The archive contains four folders.
- “data”. This folder contains the raw data. The dataset is stored in five files. They are all tab-delimited.
- “genres.tsv”. The first column is a band id. The following columns contain the count of the number of records the given band has released for the given genre.
- “ids.tsv”. A two-column file connecting a band id with its name.
- “network.tsv”. The temporal bipartite network. Three columns. Each row is an artist (first column) playing for a band (second column) in a given year (third column).
- “regions.tsv”. The first column is a band id. The following columns contain a binary value, equal to one if the band originated from a given region.
- “years.tsv”. The first column is a band id. The following columns contain a binary value, equal to one if the band released a record in the given year.
- “figures”. This folder contains three gnuplot scripts to generate some of the figures of the paper. You can call them with the command “gnuplot scriptname.gp”, provided you have run the python scripts that will generate their inputs beforeheand.

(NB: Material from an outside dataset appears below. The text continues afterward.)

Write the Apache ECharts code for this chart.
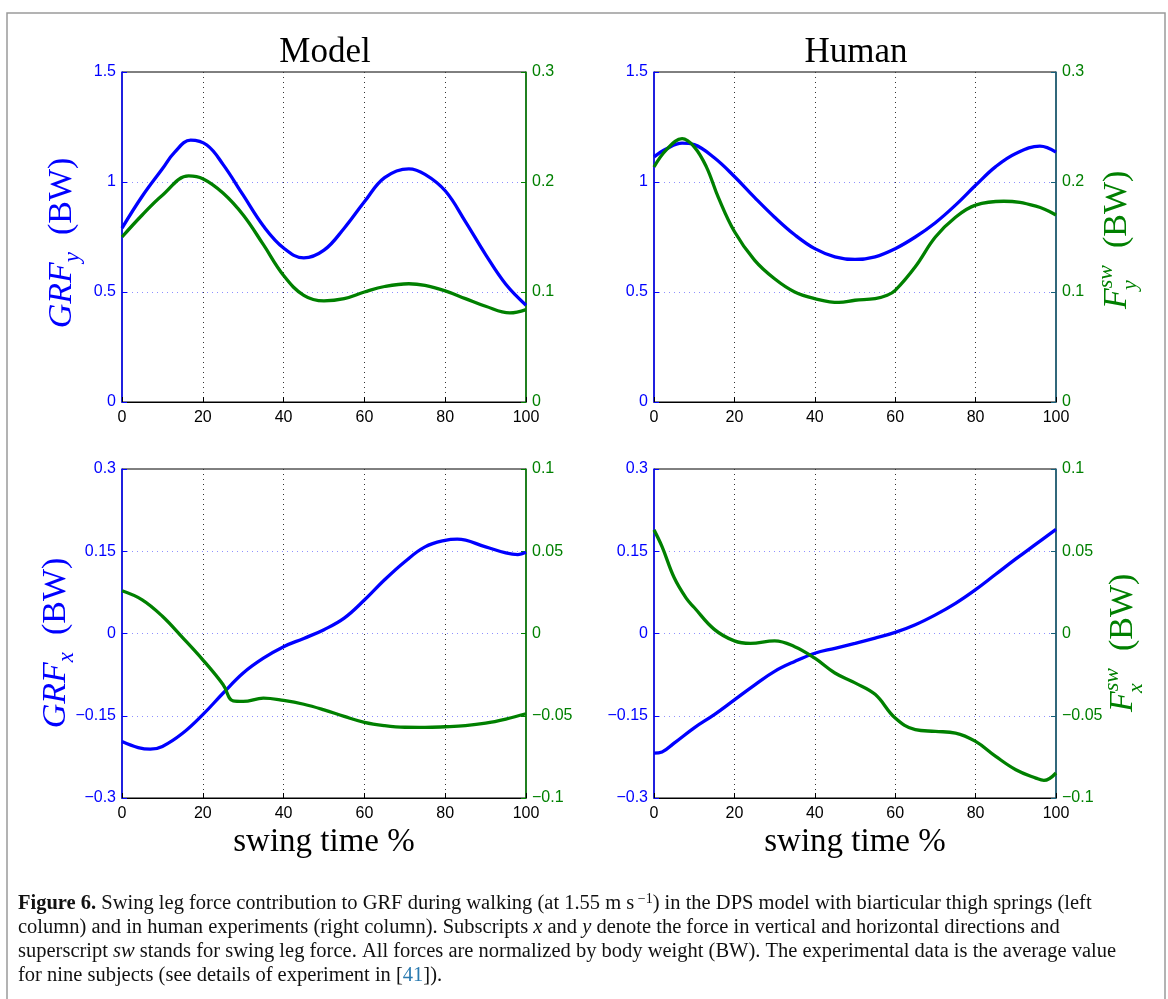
<!DOCTYPE html>
<html>
<head>
<meta charset="utf-8">
<title>Figure 6</title>
<script src="https://cdn.jsdelivr.net/npm/echarts@6/dist/echarts.min.js"></script>
<style>
  html, body { margin: 0; padding: 0; background: #fff; }
  #fig { width: 1168px; height: 999px; }
</style>
</head>
<body>
<div id="fig"></div>
<script>
// swing time (%) sample points, one array per curve (turning points included)

// Model column
var modelGrfYPct = [0, 5, 10, 13, 17, 21, 25, 30, 35, 40, 45, 50, 55, 60, 65, 71, 75, 80, 85, 90, 95, 100];
var modelGrfY = [0.79, 0.935, 1.06, 1.135, 1.19, 1.168, 1.08, 0.94, 0.80, 0.70, 0.655, 0.69, 0.79, 0.91, 1.02, 1.06, 1.035, 0.96, 0.82, 0.67, 0.535, 0.44];
var modelFswYPct = [0, 5, 10, 16.5, 20, 25, 30, 35, 40, 45, 50, 55, 60, 65, 71, 75, 80, 85, 90, 96, 100];
var modelFswY = [0.150, 0.170, 0.188, 0.2055, 0.203, 0.190, 0.170, 0.143, 0.115, 0.097, 0.092, 0.094, 0.100, 0.105, 0.1075, 0.106, 0.101, 0.094, 0.087, 0.081, 0.084];
var modelGrfXPct = [0, 4, 7, 10, 15, 20, 25, 30, 35, 40, 45, 50, 55, 60, 65, 70, 75, 80, 83, 90, 95, 98, 100];
var modelGrfX = [-0.197, -0.208, -0.211, -0.206, -0.182, -0.148, -0.109, -0.072, -0.045, -0.024, -0.009, 0.007, 0.028, 0.061, 0.098, 0.131, 0.158, 0.170, 0.172, 0.158, 0.147, 0.144, 0.148];
var modelFswXPct = [0, 5, 10, 15, 20, 25, 27.5, 30, 35, 40, 45, 50, 55, 60, 65, 70, 75, 80, 85, 90, 95, 100];
var modelFswX = [0.026, 0.0205, 0.0105, -0.0025, -0.016, -0.031, -0.041, -0.0413, -0.0393, -0.0407, -0.043, -0.0464, -0.0504, -0.054, -0.056, -0.057, -0.0571, -0.0567, -0.056, -0.0545, -0.052, -0.0488];

// Human column
var humanGrfYPct = [0, 3, 7, 10, 15, 20, 25, 30, 35, 40, 45, 50, 55, 60, 65, 70, 75, 80, 85, 90, 96, 100];
var humanGrfY = [1.114, 1.15, 1.177, 1.17, 1.11, 1.025, 0.93, 0.84, 0.76, 0.697, 0.66, 0.648, 0.66, 0.697, 0.75, 0.815, 0.895, 0.985, 1.07, 1.13, 1.163, 1.136];
var humanFswYPct = [0, 3, 7, 10, 13, 16, 20, 25, 30, 35, 40, 46, 50, 55, 58, 60, 65, 70, 75, 80, 87, 95, 100];
var humanFswY = [0.2136, 0.229, 0.2394, 0.232, 0.214, 0.186, 0.155, 0.129, 0.112, 0.100, 0.094, 0.0905, 0.0925, 0.094, 0.097, 0.1015, 0.123, 0.150, 0.168, 0.179, 0.1825, 0.178, 0.170];
var humanGrfXPct = [0, 2, 5, 10, 15, 20, 25, 30, 35, 40, 45, 50, 55, 60, 65, 70, 75, 80, 85, 90, 95, 100];
var humanGrfX = [-0.218, -0.216, -0.200, -0.172, -0.148, -0.121, -0.094, -0.069, -0.051, -0.036, -0.027, -0.018, -0.0085, 0.002, 0.016, 0.034, 0.055, 0.080, 0.108, 0.136, 0.163, 0.190];
var humanFswXPct = [0, 2, 5, 8, 10, 15, 20, 24, 30, 35, 40, 45, 50, 55, 60, 65, 70, 75, 80, 85, 90, 95, 97, 100];
var humanFswX = [0.063, 0.0528, 0.034, 0.0215, 0.0158, 0.0025, -0.0045, -0.006, -0.0045, -0.008, -0.015, -0.024, -0.030, -0.037, -0.0514, -0.0585, -0.0595, -0.0605, -0.0656, -0.0747, -0.0828, -0.0879, -0.0893, -0.0848];

var BLUE = '#0000ff';
var GREEN = '#008000';
var TEAL = '#17607a';
var SERIF = 'Liberation Serif';
var SANS = 'Liberation Sans';

var chart = echarts.init(document.getElementById('fig'));

function pairs(xs, ys) {
    return xs.map(function (x, i) { return [x, ys[i]]; });
}

function tickFmt(v) {
    return String(+v.toFixed(2)).replace('-', '\u2212');
}

var grids = [
    {left: 122, top: 72, width: 404, height: 330},
    {left: 654, top: 72, width: 402, height: 330},
    {left: 122, top: 469, width: 404, height: 329},
    {left: 654, top: 469, width: 402, height: 329}
];

var xAxes = grids.map(function (g, i) {
    return {
        type: 'value', gridIndex: i, min: 0, max: 100, interval: 20,
        name: i >= 2 ? 'swing time %' : '',
        nameLocation: 'middle', nameGap: 28,
        nameTextStyle: {fontFamily: SERIF, fontSize: 33, color: '#000'},
        axisLine: {onZero: false, lineStyle: {color: '#000', width: 1}},
        axisTick: {inside: true, length: 5, lineStyle: {color: '#000'}},
        axisLabel: {color: '#000', fontFamily: SANS, fontSize: 16, margin: 8},
        splitLine: {show: true, showMinLine: false, showMaxLine: false,
            lineStyle: {color: '#333', type: [1, 4], width: 1}}
    };
});

function yAxisPair(gi, lmin, lmax, lstep, rmin, rmax, rstep, rightColor) {
    return [{
        type: 'value', gridIndex: gi, position: 'left', min: lmin, max: lmax, interval: lstep,
        axisLine: {show: true, onZero: false, lineStyle: {color: BLUE, width: 1.5}},
        axisTick: {show: true, inside: true, length: 5, lineStyle: {color: BLUE}},
        axisLabel: {color: BLUE, fontFamily: SANS, fontSize: 16, margin: 6, formatter: tickFmt},
        splitLine: {show: true, showMinLine: false, showMaxLine: false,
            lineStyle: {color: '#8f8fff', type: [1, 4], width: 1}}
    }, {
        type: 'value', gridIndex: gi, position: 'right', min: rmin, max: rmax, interval: rstep,
        axisLine: {show: true, onZero: false, lineStyle: {color: rightColor, width: 1.5}},
        axisTick: {show: true, inside: true, length: 5, lineStyle: {color: rightColor}},
        axisLabel: {color: GREEN, fontFamily: SANS, fontSize: 16, margin: 6, formatter: tickFmt},
        splitLine: {show: false}
    }];
}

var yAxes = [].concat(
    yAxisPair(0, 0, 1.5, 0.5, 0, 0.3, 0.1, GREEN),
    yAxisPair(1, 0, 1.5, 0.5, 0, 0.3, 0.1, TEAL),
    yAxisPair(2, -0.3, 0.3, 0.15, -0.1, 0.1, 0.05, GREEN),
    yAxisPair(3, -0.3, 0.3, 0.15, -0.1, 0.1, 0.05, TEAL)
);

function line(xi, yi, data, color) {
    return {
        type: 'line', xAxisIndex: xi, yAxisIndex: yi, data: data,
        smooth: 0.4, showSymbol: false, silent: true,
        lineStyle: {color: color, width: 3.3}
    };
}

var series = [
    line(0, 0, pairs(modelGrfYPct, modelGrfY), BLUE),
    line(0, 1, pairs(modelFswYPct, modelFswY), GREEN),
    line(1, 2, pairs(humanGrfYPct, humanGrfY), BLUE),
    line(1, 3, pairs(humanFswYPct, humanFswY), GREEN),
    line(2, 4, pairs(modelGrfXPct, modelGrfX), BLUE),
    line(2, 5, pairs(modelFswXPct, modelFswX), GREEN),
    line(3, 6, pairs(humanGrfXPct, humanGrfX), BLUE),
    line(3, 7, pairs(humanFswXPct, humanFswX), GREEN)
];

// axis names with sub/superscripts
function grfLabel(x, y, sub) {
    var big = {fontFamily: SERIF, fontSize: 34, lineHeight: 44, fill: BLUE};
    return {
        type: 'text', x: x, y: y, rotation: Math.PI / 2,
        style: {
            text: '{i|GRF}{s|' + sub + '}{r|  (BW)}',
            align: 'center', verticalAlign: 'middle',
            fontFamily: SERIF, fontSize: 34, fill: BLUE,
            rich: {
                i: Object.assign({fontStyle: 'italic'}, big),
                s: {fontFamily: SERIF, fontStyle: 'italic', fontSize: 23, lineHeight: 22, verticalAlign: 'bottom', fill: BLUE},
                r: big
            }
        }
    };
}

function fswLabel(x, y, sub) {
    var big = {fontFamily: SERIF, fontSize: 34, lineHeight: 44, fill: GREEN};
    return {
        type: 'group', x: x, y: y, rotation: Math.PI / 2,
        children: [{
            type: 'text', x: -70, y: 0,
            style: {
                text: '{i|F}{p|sw}{r|  (BW)}',
                align: 'left', verticalAlign: 'middle',
                fontFamily: SERIF, fontSize: 34, fill: GREEN,
                rich: {
                    i: Object.assign({fontStyle: 'italic'}, big),
                    p: {fontFamily: SERIF, fontStyle: 'italic', fontSize: 22, lineHeight: 22, verticalAlign: 'top', fill: GREEN},
                    r: big
                }
            }
        }, {
            type: 'text', x: -51, y: 13,
            style: {
                text: sub, align: 'left', verticalAlign: 'middle',
                fontFamily: SERIF, fontStyle: 'italic', fontSize: 22, fill: GREEN
            }
        }]
    };
}

var caption =
    '{b|Figure 6.} Swing leg force contribution to GRF during walking (at 1.55 m s{sup| \u22121}) in the DPS model with biarticular thigh springs (left\n' +
    'column) and in human experiments (right column). Subscripts {it|x} and {it|y} denote the force in vertical and horizontal directions and\n' +
    'superscript {it|sw} stands for swing leg force. All forces are normalized by body weight (BW). The experimental data is the average value\n' +
    'for nine subjects (see details of experiment in [{lk|41}]).';

var capSize = 20.5;

var graphics = [
    {type: 'rect', shape: {x: 7, y: 13, width: 1158, height: 1000}, silent: true,
        style: {fill: 'none', stroke: '#9a9a9a', lineWidth: 1.5}},
    {type: 'text', x: 325, y: 53, style: {text: 'Model', align: 'center', verticalAlign: 'middle',
        fontFamily: SERIF, fontSize: 35, fill: '#000'}},
    {type: 'text', x: 856, y: 53, style: {text: 'Human', align: 'center', verticalAlign: 'middle',
        fontFamily: SERIF, fontSize: 35, fill: '#000'}},
    grfLabel(62, 243, 'y'),
    grfLabel(56, 643, 'x'),
    fswLabel(1117, 239, 'y'),
    fswLabel(1123, 642, 'x'),
    {type: 'text', x: 18, y: 892, style: {
        text: caption, align: 'left', verticalAlign: 'top',
        fontFamily: SERIF, fontSize: capSize, lineHeight: 24, fill: '#111',
        rich: {
            b: {fontFamily: SERIF, fontWeight: 'bold', fontSize: capSize, lineHeight: 24, fill: '#111'},
            it: {fontFamily: SERIF, fontStyle: 'italic', fontSize: capSize, lineHeight: 24, fill: '#111'},
            sup: {fontFamily: SERIF, fontSize: 14, lineHeight: 14, verticalAlign: 'top', fill: '#111'},
            lk: {fontFamily: SERIF, fontSize: capSize, lineHeight: 24, fill: '#2a7ab0'}
        }
    }}
];

chart.setOption({
    animation: false,
    backgroundColor: '#fff',
    grid: grids.map(function (g) {
        return Object.assign({show: true, borderColor: '#000', borderWidth: 1,
            backgroundColor: 'transparent', containLabel: false, outerBoundsMode: 'none'}, g);
    }),
    xAxis: xAxes,
    yAxis: yAxes,
    series: series,
    graphic: graphics
});
</script>
</body>
</html>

- “outputs”. The outputs of the python scripts will be put here. The folder is pre-populated with the Cytoscape session files generating the network visualizations of the paper, along with the unipartite projections of the bipartite network.
- “scripts”. This folder contains the code to reproduce the results. It has a “lib” subfolder with custom python libraries necessary to run the code. All scripts can be run by calling “python scriptname.py” or “Rscript scriptname.r” and none of them requires any parameter setting. Be sure to run the in order and before calling the scripts in the “figures” folder.